Spatio-Temporal Location Privacy Quantification for Vehicular Networks

• Published in: IEEE access Vol. 6; pp. 62963 - 62974
• Main Authors: Wang, Jian, Shao, Yameng, Zhu, Jianqi, Ge, Yuming
• Format: Journal Article
• Language: English
• Published: Piscataway IEEE 2018; The Institute of Electrical and Electronics Engineers, Inc. (IEEE)

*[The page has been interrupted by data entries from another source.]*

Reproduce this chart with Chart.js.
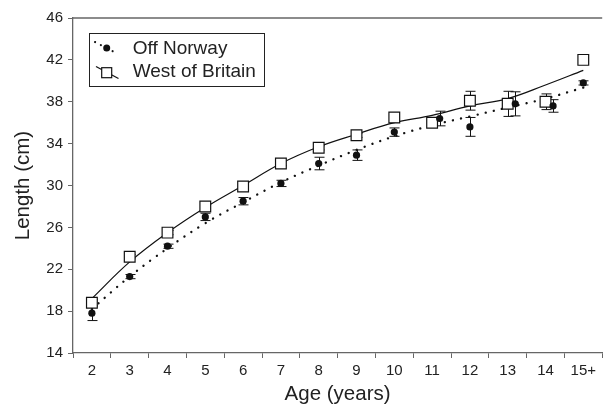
<!DOCTYPE html>
<html><head><meta charset="utf-8">
<script src="https://cdn.jsdelivr.net/npm/chart.js@4/dist/chart.umd.min.js"></script>
<style>html,body{margin:0;padding:0;overflow:hidden;background:#fff}#wrap{width:611px;height:405px;position:relative}</style>
</head><body><div id="wrap"><canvas id="c"></canvas></div>
<script>
// ---- data ----
const ageLabels = ['2','3','4','5','6','7','8','9','10','11','12','13','14','15+'];
const agePos = [2,3,4,5,6,7,8,9,10,11,12,13,14,15];
const norwayDodge = [0,0,0,0,0,0,0,0,0,0.2,0,0.2,0.2,0];
const norwayMean = [17.8,21.3,24.2,27.0,28.5,30.2,32.1,32.9,35.1,36.4,35.6,37.8,37.6,39.8];
const norwayErr  = [0.7,0.2,0.2,0.35,0.35,0.3,0.6,0.5,0.4,0.7,0.9,1.15,0.6,0.2];
const britainMean = [18.8,23.2,25.5,28.0,29.9,32.1,33.6,34.8,36.5,36.0,38.1,37.8,38.0,42.0];
const britainErr  = [0.3,0.2,0.2,0.2,0.2,0.2,0.2,0.2,0.3,0.3,0.9,1.2,0.75,0.2];
const norwayFit  = [18.2,21.3,24.0,26.4,28.4,30.3,31.9,33.4,34.7,35.75,36.6,37.45,38.3,39.35];
const britainFit = [19.2,22.7,25.5,27.9,30.0,32.1,33.7,34.9,36.0,36.7,37.6,38.3,39.6,41.0];
const yTicks = {min:14, max:46, step:4};

const FONT = "'Liberation Sans', Arial, sans-serif";
const AX = '#666';
const TXT = '#222';
const INK = '#111';

const pts = (xs, ys) => xs.map((x,i)=>({x:x, y:ys[i]}));

const extras = {
  id:'extras',
  beforeDatasetsDraw(chart){
    const ctx = chart.ctx, ys = chart.scales.y, xs = chart.scales.xl;
    ctx.save();
    ctx.strokeStyle = INK; ctx.lineWidth = 1;
    chart.data.datasets.forEach(ds=>{
      if(!ds.errors) return;
      ds.data.forEach((p,i)=>{
        const e = ds.errors[i];
        const px = Math.round(xs.getPixelForValue(p.x))+0.5;
        const y1 = ys.getPixelForValue(p.y+e), y2 = ys.getPixelForValue(p.y-e);
        ctx.beginPath();
        ctx.moveTo(px,y1); ctx.lineTo(px,y2);
        ctx.moveTo(px-5,y1); ctx.lineTo(px+5,y1);
        ctx.moveTo(px-5,y2); ctx.lineTo(px+5,y2);
        ctx.stroke();
      });
    });
    ctx.restore();
  },
  afterDraw(chart){
    const ctx = chart.ctx, a = chart.chartArea;
    ctx.save();
    ctx.strokeStyle = AX; ctx.lineWidth = 1.3;
    ctx.beginPath(); ctx.moveTo(a.left, a.top); ctx.lineTo(a.right, a.top); ctx.stroke();
    ctx.fillStyle = TXT;
    ctx.font = "20.5px " + FONT;
    ctx.textAlign = 'center'; ctx.textBaseline = 'alphabetic';
    ctx.fillText('Age (years)', (a.left+a.right)/2, 400);
    ctx.save();
    ctx.translate(29, (a.top+a.bottom)/2);
    ctx.rotate(-Math.PI/2);
    ctx.fillText('Length (cm)', 0, 0);
    ctx.restore();
    ctx.strokeStyle = '#222'; ctx.lineWidth = 1;
    ctx.strokeRect(89.5, 33.5, 175, 53);
    ctx.strokeStyle = INK; ctx.lineWidth = 2.1; ctx.lineCap = 'round';
    ctx.setLineDash([0.1, 6.5]);
    ctx.beginPath(); ctx.moveTo(95,42); ctx.lineTo(117,53.5); ctx.stroke();
    ctx.setLineDash([]); ctx.lineCap = 'butt';
    ctx.fillStyle = INK;
    ctx.beginPath(); ctx.arc(106.7,48,3.5,0,Math.PI*2); ctx.fill();
    ctx.lineWidth = 1.2;
    ctx.beginPath(); ctx.moveTo(96,66.5); ctx.lineTo(118.5,78.5); ctx.stroke();
    ctx.fillStyle = '#fff';
    ctx.fillRect(101.7,67.7,10,10);
    ctx.strokeRect(101.7,67.7,10,10);
    ctx.fillStyle = TXT;
    ctx.font = "19px " + FONT;
    ctx.textAlign = 'left';
    ctx.fillText('Off Norway', 132.7, 54);
    ctx.fillText('West of Britain', 132.7, 77.3);
    ctx.restore();
  }
};

new Chart(document.getElementById('c'), {
  type:'line',
  data:{
    labels: ageLabels,
    datasets:[
      {label:'Off Norway', xAxisID:'xl', data: pts(agePos.map((a,i)=>a+norwayDodge[i]), norwayMean), errors: norwayErr,
       showLine:false, pointStyle:'circle', pointRadius:3.6, pointBackgroundColor:INK, pointBorderColor:INK, pointBorderWidth:0, order:0},
      {label:'West of Britain', xAxisID:'xl', data: pts(agePos, britainMean), errors: britainErr,
       showLine:false, pointStyle:'rect', pointRadius:7.6, pointBackgroundColor:'#fff', pointBorderColor:INK, pointBorderWidth:1.2, order:1},
      {label:'Off Norway fit', xAxisID:'xl', data: pts(agePos, norwayFit), pointRadius:0, borderColor:INK,
       borderWidth:2.3, borderDash:[0.1,8.3], borderCapStyle:'round', tension:0.4, fill:false, order:2},
      {label:'West of Britain fit', xAxisID:'xl', data: pts(agePos, britainFit), pointRadius:0, borderColor:INK,
       borderWidth:1.2, tension:0.4, fill:false, order:3}
    ]
  },
  options:{
    responsive:true, maintainAspectRatio:false, animation:false, devicePixelRatio:1,
    layout:{padding:{top:18,left:0,right:0,bottom:0}},
    plugins:{legend:{display:false}, tooltip:{enabled:false}},
    scales:{
      x:{type:'category', position:'bottom', offset:true,
         grid:{offset:true, drawOnChartArea:false, drawTicks:true, tickLength:5, color:AX, lineWidth:1},
         border:{color:AX, width:1.3},
         ticks:{color:TXT, font:{family:FONT, size:15}, padding:4, maxRotation:0, autoSkip:false},
         afterFit(s){ s.height = 52; }},
      xl:{type:'linear', display:false, min:1.5, max:15.5},
      y:{type:'linear', position:'left', min:yTicks.min, max:yTicks.max,
         ticks:{stepSize:yTicks.step, color:TXT, font:{family:FONT, size:15}, padding:5},
         grid:{drawOnChartArea:false, tickLength:5, color:AX, lineWidth:1},
         border:{color:AX, width:1.3},
         afterFit(s){ s.width = 73; }}
    }
  },
  plugins:[extras]
});
</script>
</body></html>
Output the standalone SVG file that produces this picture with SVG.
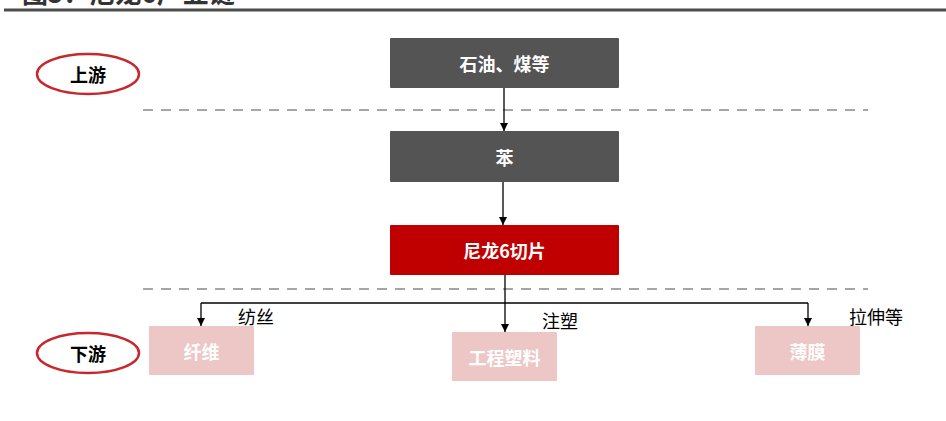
<svg xmlns="http://www.w3.org/2000/svg" width="946" height="421" viewBox="0 0 946 421">
<defs>
<marker id="ah" viewBox="0 0 10 10" refX="10" refY="5" markerWidth="8" markerHeight="8" markerUnits="userSpaceOnUse" orient="auto"><path d="M0,0 L10,5 L0,10 z" fill="#000"/></marker>
<style>
.t{font-family:"Noto Sans CJK SC","Liberation Sans",sans-serif}
.box{fill:#545454}
.red{fill:#c00000}
.pink{fill:#edc6c6}
.wt{fill:#fff;font-size:18px;font-weight:bold;text-anchor:middle;dominant-baseline:central}
.lbl{fill:#000;font-size:18px;dominant-baseline:central}
.oval{fill:#fff;stroke:#c8282d;stroke-width:2.5}
.ot{fill:#000;font-size:18px;font-weight:bold;text-anchor:middle;dominant-baseline:central}
.dash{stroke:#a6a6a6;stroke-width:2;stroke-dasharray:10 8;fill:none}
.conn{stroke:#000;stroke-width:1.3;fill:none}
</style>
</defs>
<rect width="946" height="421" fill="#fff"/>
<text class="t" x="22" y="3" font-size="26" font-weight="bold" fill="#333">图5：尼龙6产业链</text>
<rect x="4" y="8.5" width="942" height="3" fill="#4d4d4d"/>
<g id="dividers">
<line class="dash" x1="143" y1="110" x2="868" y2="110"/>
<line class="dash" x1="143" y1="289" x2="868" y2="289"/>
</g>
<g id="upstream"><ellipse class="oval" cx="88" cy="74" rx="51" ry="20"/><text class="t ot" x="88" y="74">上游</text></g>
<g id="downstream"><ellipse class="oval" cx="88" cy="353" rx="51" ry="20"/><text class="t ot" x="88" y="353">下游</text></g>
<g id="connectors">
<line class="conn" x1="504" y1="88" x2="504" y2="131" marker-end="url(#ah)"/>
<line class="conn" x1="503" y1="182" x2="503" y2="225" marker-end="url(#ah)"/>
<line class="conn" x1="505" y1="275" x2="505" y2="303"/>
<line class="conn" x1="201" y1="303" x2="808" y2="303"/>
<line class="conn" x1="201" y1="303" x2="201" y2="326" marker-end="url(#ah)"/>
<line class="conn" x1="808" y1="303" x2="808" y2="326" marker-end="url(#ah)"/>
<line class="conn" x1="505" y1="303" x2="505" y2="332" marker-end="url(#ah)"/>
<text class="t lbl" x="238" y="316">纺丝</text>
<text class="t lbl" x="542" y="320">注塑</text>
<text class="t lbl" x="849" y="316">拉伸等</text>
</g>
<g id="n1"><rect class="box" x="390" y="38" width="229" height="50" rx="1"/><text class="t wt" x="504.5" y="63">石油、煤等</text></g>
<g id="n2"><rect class="box" x="390" y="131" width="229" height="51" rx="1"/><text class="t wt" x="504.5" y="156.5">苯</text></g>
<g id="n3"><rect class="red" x="390" y="225" width="229" height="50" rx="1"/><text class="t wt" x="504.5" y="250">尼龙6切片</text></g>
<g id="n4"><rect class="pink" x="149" y="326" width="105" height="49" rx="1"/><text class="t wt" x="201.5" y="350.5">纤维</text></g>
<g id="n5"><rect class="pink" x="452" y="332" width="105" height="49" rx="1"/><text class="t wt" x="504.5" y="356.5">工程塑料</text></g>
<g id="n6"><rect class="pink" x="755" y="326" width="105" height="49" rx="1"/><text class="t wt" x="807.5" y="350.5">薄膜</text></g>
</svg>
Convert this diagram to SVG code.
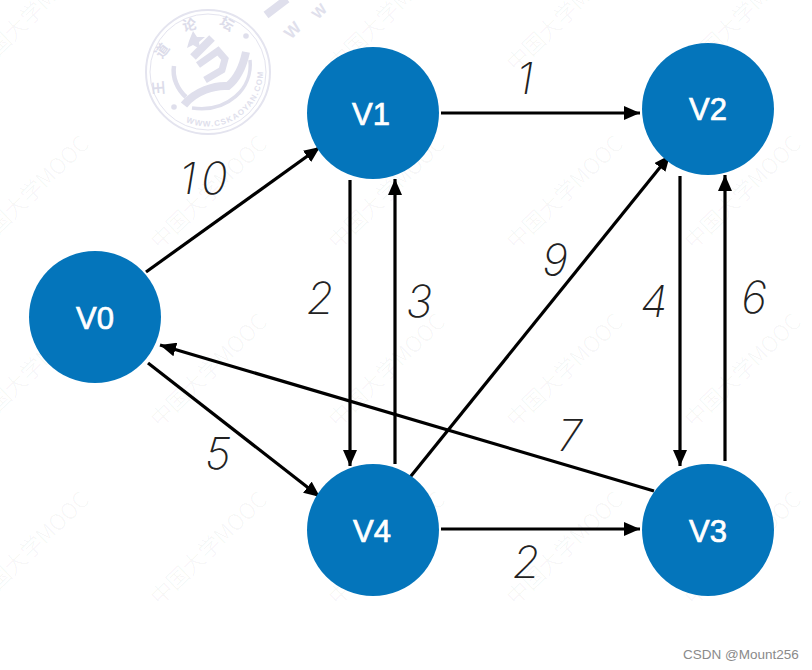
<svg xmlns="http://www.w3.org/2000/svg" width="812" height="670" viewBox="0 0 812 670">
  <style>
    .mark { font-family: "Noto Sans CJK SC", "Liberation Sans", sans-serif; font-size: 22px; font-weight: 300; fill: #000; fill-opacity: 0.05; }
    .seal-line { fill: none; stroke: #dfdfec; stroke-linecap: butt; }
    .ring { fill: none; stroke: #e4e4ef; }
    .seal-dot { fill: #dfdfec; }
    .seal-text { font-family: "Liberation Sans", sans-serif; fill: #e0e0ec; font-weight: 700; }
    .seal-name { font-family: "Noto Sans CJK SC", sans-serif; fill: #dcdcea; font-weight: 700; font-size: 14px; letter-spacing: 20px; }
    .node { fill: #0475bb; }
    .node-label { font-family: "Liberation Sans", Arial, sans-serif; font-size: 31px; fill: #fff; stroke: #fff; stroke-width: 0.7; text-anchor: middle; }
    .edge { stroke: #000; stroke-width: 3.2; fill: none; marker-end: url(#head); }
    .weight { font-family: Inter, "Liberation Sans", sans-serif; font-size: 44px; font-weight: 250; font-style: italic; fill: #222; text-anchor: middle; }
    .credit { font-family: "Liberation Sans", sans-serif; font-size: 13.5px; fill: #8a8a8a; }
  </style>
  <defs>
    <marker id="head" markerUnits="userSpaceOnUse" markerWidth="18" markerHeight="14" refX="16" refY="7" orient="auto">
      <path d="M0 0 L16 7 L0 14 Z" fill="#000"/>
    </marker>
    <text id="wm" class="mark" text-anchor="middle" transform="rotate(-44)">中国大学MOOC</text>
    <path id="seal-bottom" d="M186 122 A55 55 0 0 0 263 72"/>
    <path id="seal-top" d="M167 94 A47 47 0 0 1 243 41"/>
  </defs>
  <rect width="812" height="670" fill="#fff"/>

  <g id="watermarks">
    <use href="#wm" transform="translate(36 20)"/>
    <use href="#wm" transform="translate(392 20)"/>
    <use href="#wm" transform="translate(570 20)"/>
    <use href="#wm" transform="translate(748 20)"/>
    <use href="#wm" transform="translate(36 198)"/>
    <use href="#wm" transform="translate(214 198)"/>
    <use href="#wm" transform="translate(392 198)"/>
    <use href="#wm" transform="translate(570 198)"/>
    <use href="#wm" transform="translate(748 198)"/>
    <use href="#wm" transform="translate(36 376)"/>
    <use href="#wm" transform="translate(214 376)"/>
    <use href="#wm" transform="translate(392 376)"/>
    <use href="#wm" transform="translate(570 376)"/>
    <use href="#wm" transform="translate(748 376)"/>
    <use href="#wm" transform="translate(36 554)"/>
    <use href="#wm" transform="translate(214 554)"/>
    <use href="#wm" transform="translate(392 554)"/>
    <use href="#wm" transform="translate(570 554)"/>
    <use href="#wm" transform="translate(748 554)"/>
    <use href="#wm" transform="translate(36 732)"/>
    <use href="#wm" transform="translate(214 732)"/>
    <use href="#wm" transform="translate(392 732)"/>
    <use href="#wm" transform="translate(570 732)"/>
    <use href="#wm" transform="translate(748 732)"/>
  </g>

  <g id="seal">
    <circle class="ring" cx="208" cy="72" r="62" stroke-width="2"/>
    <circle class="ring" cx="208" cy="72" r="58" stroke-width="1"/>
    <!-- open book and its crescent -->
    <path class="seal-line" stroke-width="8" d="M184 105 C195 91 215 85 228 86 C238 78 243 66 246 52"/>
    <path class="seal-line" stroke-width="3.5" d="M250 60 C253 88 228 113 192 108"/>
    <path class="seal-line" stroke-width="4.5" d="M174 66 C172 78 178 90 186 97"/>
    <!-- central strokes -->
    <path class="seal-line" stroke-width="8" d="M193 57 L212 38"/>
    <path class="seal-line" stroke-width="7" d="M198 65 L218 51 L225 59 L222 70 L205 80"/>
    <path class="seal-dot" d="M193 31 L197 37 L205 37 L199 42 L200 49 L193 45 L187 48 L189 41 Z"/>
    <circle class="seal-dot" cx="246" cy="36" r="2.8"/>
    <circle class="seal-dot" cx="174" cy="107" r="2.8"/>
    <text class="seal-text" font-size="8" letter-spacing="1.2"><textPath href="#seal-bottom">WWW.CSKAOYAN.COM</textPath></text>
    <text class="seal-name"><textPath href="#seal-top">王道论坛</textPath></text>
    <path class="seal-line" stroke-width="8" d="M266 15 L287 -1"/>
    <text class="seal-text" font-size="17" font-weight="400" transform="translate(291 40) rotate(-45)">W</text>
    <text class="seal-text" font-size="15" font-weight="400" transform="translate(318 20) rotate(-45)">W</text>
  </g>

  <g id="connectors">
    <line class="edge" x1="146" y1="272" x2="320" y2="147"/>
    <line class="edge" x1="148" y1="363" x2="320" y2="497"/>
    <line class="edge" x1="350" y1="180" x2="350" y2="466"/>
    <line class="edge" x1="395" y1="464" x2="395" y2="179"/>
    <line class="edge" x1="441" y1="113" x2="640" y2="113"/>
    <line class="edge" x1="441" y1="529" x2="640" y2="529"/>
    <line class="edge" x1="407" y1="481" x2="670" y2="155"/>
    <line class="edge" x1="680" y1="176" x2="680" y2="466"/>
    <line class="edge" x1="725" y1="461" x2="725" y2="175"/>
    <line class="edge" x1="654" y1="491" x2="160" y2="345"/>
  </g>

  <g id="V0"><circle class="node" cx="95" cy="317" r="66"/><text class="node-label" x="95" y="329">V0</text></g>
  <g id="V1"><circle class="node" cx="373" cy="113" r="66"/><text class="node-label" x="371" y="125">V1</text></g>
  <g id="V2"><circle class="node" cx="708" cy="109" r="66"/><text class="node-label" x="708" y="120">V2</text></g>
  <g id="V3"><circle class="node" cx="708" cy="530" r="66"/><text class="node-label" x="708" y="542">V3</text></g>
  <g id="V4"><circle class="node" cx="373" cy="530" r="66"/><text class="node-label" x="372" y="542">V4</text></g>

  <g id="weights">
    <text class="weight" x="206" y="194" letter-spacing="5">10</text>
    <text class="weight" x="525" y="94">1</text>
    <text class="weight" x="320" y="314">2</text>
    <text class="weight" x="419" y="317">3</text>
    <text class="weight" x="555" y="276">9</text>
    <text class="weight" x="654" y="317">4</text>
    <text class="weight" x="754" y="313">6</text>
    <text class="weight" x="570" y="451">7</text>
    <text class="weight" x="218" y="469">5</text>
    <text class="weight" x="526" y="578">2</text>
  </g>

  <text class="credit" x="683" y="659">CSDN @Mount256</text>
</svg>
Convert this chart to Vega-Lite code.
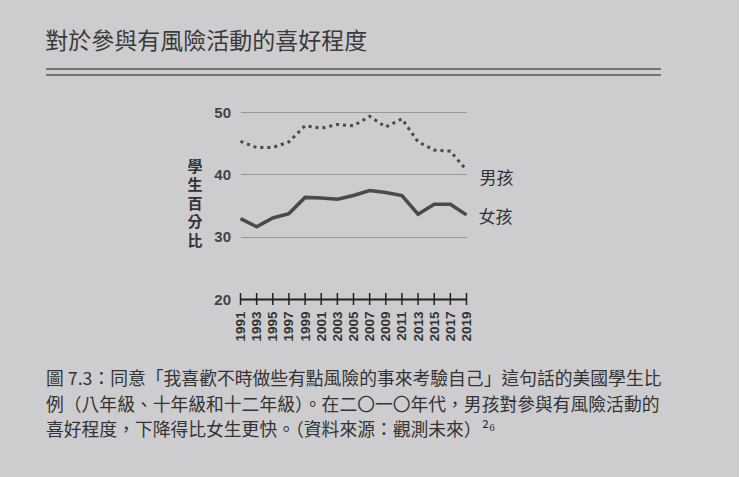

• Subjects: Ad hoc networks; location privacy; Measurement; Mobile nodes; Observers; Parameter identification; Privacy; quantification metric; Safety; Vehicles; Vehicular ad hoc networks; Vehicular ad-hoc network
• ISSN: 2169-3536; 2169-3536
• DOI: 10.1109/ACCESS.2018.2877058

Connected vehicles continuously reveal their location information to the potential observers that then track vehicles over time and space. However, safety applications require disseminating such location information to the vicinity, which essentially urges to develop the awareness ability of the exposed location-privacy quantity. We propose an analytic framework to quantify location privacy from the perspective of temporal and spatial correlation, which permits connected vehicles to flexibly configure their preferential location-privacy sensitivity extent. We offer a novel approach so as to make the disclosure of location privacy more human-understandable and independent of the suffered attack pattern. This paradigm enables users to customize the location-privacy protection mechanisms for adapting to the frequently varying traffic context. Moreover, we put forward an adaptive lived-term pseudonym scheme for exampling how to utilize the presented quantitative framework. Finally, we move from theory to practice by applying the proposed theoretical framework to a simulation vehicular mobility data set TAPASCologne composed of more than two hundred and fifty thousand vehicles and a real trace set of more than ten million location sample points obtained from the Roman taxis. We investigate the accuracy and applicability of the presented quantification model and effects of combinations of various concerned parameters. The results show that the quantification model can identify the real-time exposure of location privacy efficiently and effectively as vehicles move and then provide quantitative control feedback to privacy protection mechanisms, which facilitates restrict the location privacy to a target value and tradeoff between the location privacy and service enjoyment.